# Fin de contrat



## fannylcn (7 Juillet 2022)

Bonjour 
Fin de contrat pour G 
Début de contrat le 20/03/2017
Fin de contrat le 12/07/2022
Plusieurs questions 
*Je suis en congés du 13/07 au 05/08
Il restera 10 jours acquis + les cp du 01/06 au 12/07 que le PE doit me payer 
Comment faire le calcul?
Je voudrais proposer aux PE de me payer juillet comme d’hab et il resterai la semaine d’août 
Est-ce que c’est possible?
* indemnité de rupture c’est bien 1/80 de tous les salaires brut?
Merci pour vos retours


----------



## GénéralMétal1988 (7 Juillet 2022)

Bonjour 

Pourriez-vous préciser si votre contrat est en ac ou ai ?

Et votre prenant fin avant vos cp, tout sera à régler à ce moment là.


----------



## fannylcn (7 Juillet 2022)

En année complète


----------



## kikine (7 Juillet 2022)

non pas possible, si la fin de contrat est au 12/7 impossible de faire une déclaration pour aout
ce qu'il peut faire c'est vous faire 2 chèques 1 encaissé sur juillet et l'autre sur aout.. si vous acceptez
oui la prime de rupture c'est 1/80 de tous les salaires versés (y compris les cp de fin de contrat)


----------



## assmatzam (7 Juillet 2022)

Avez vous eut votre lettre de licenciement ? 
Si oui à quelle date


----------



## assmatzam (7 Juillet 2022)

Pour l'iccp on compare maintien de salaire et 10 % des salaires bruts perçus


----------



## GénéralMétal1988 (7 Juillet 2022)

Là il faut faire le point au 31 mai pour connaître vos acquis :
En terme de jours ouvrables.

Depuis 2017, il est possible que vous soyez à 30 jours.

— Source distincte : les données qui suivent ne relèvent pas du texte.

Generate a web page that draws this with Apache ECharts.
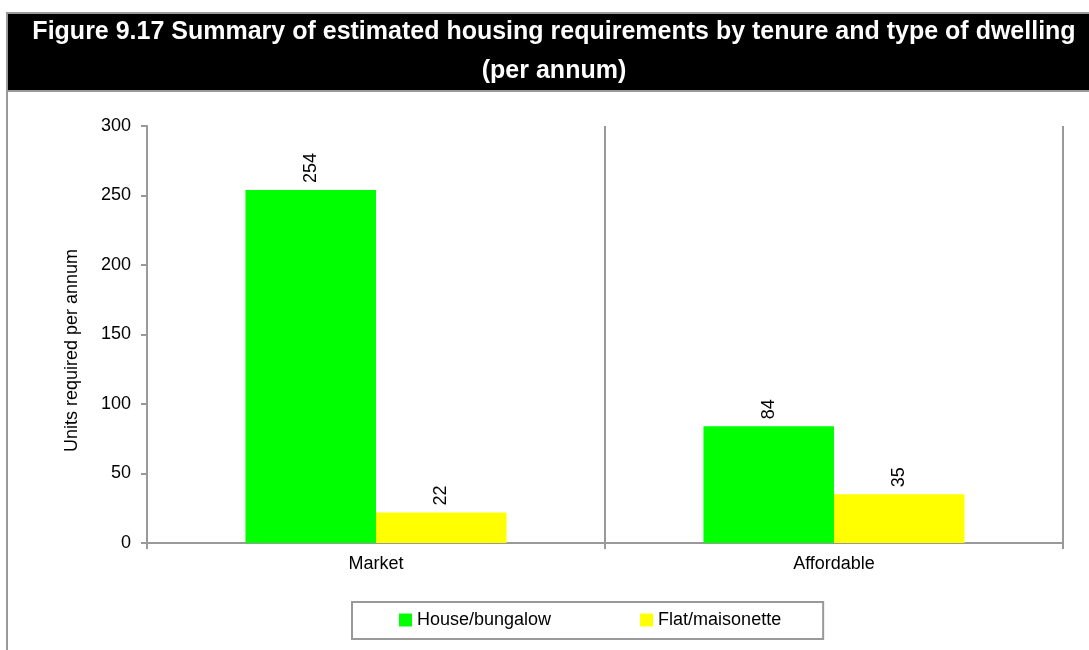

Donc si fin de contrat le 12/07, on peut penser que votre iccp représente 30 jours acquis au 31 mai, plus 4  jours sur la période en cours.

Iccp  : salaire  brut mensuel X nbre jours ouvrables / 26


----------



## fannylcn (7 Juillet 2022)

assmatzam a dit: 


> Avez vous eut votre lettre de licenciement ?
> Si oui à quelle date


Oui reçu en main propre le 11/06


----------



## kikine (7 Juillet 2022)

donc déjà le contrat se termine le 11 pas le 12


----------



## fannylcn (7 Juillet 2022)

Non le 12 au soir
Le PE n’avait pas la possibilité de me donner ma lettre le 12 car c’était un dimanche
Donc nous nous sommes arrangés


----------



## assmatzam (23 Juillet 2022)

Préavis du Lundi 13 juin au mardi 12 juillet 
Car un préavis ne peut débuter ou se terminer un samedi ou un dimanche ou un jour férié


----------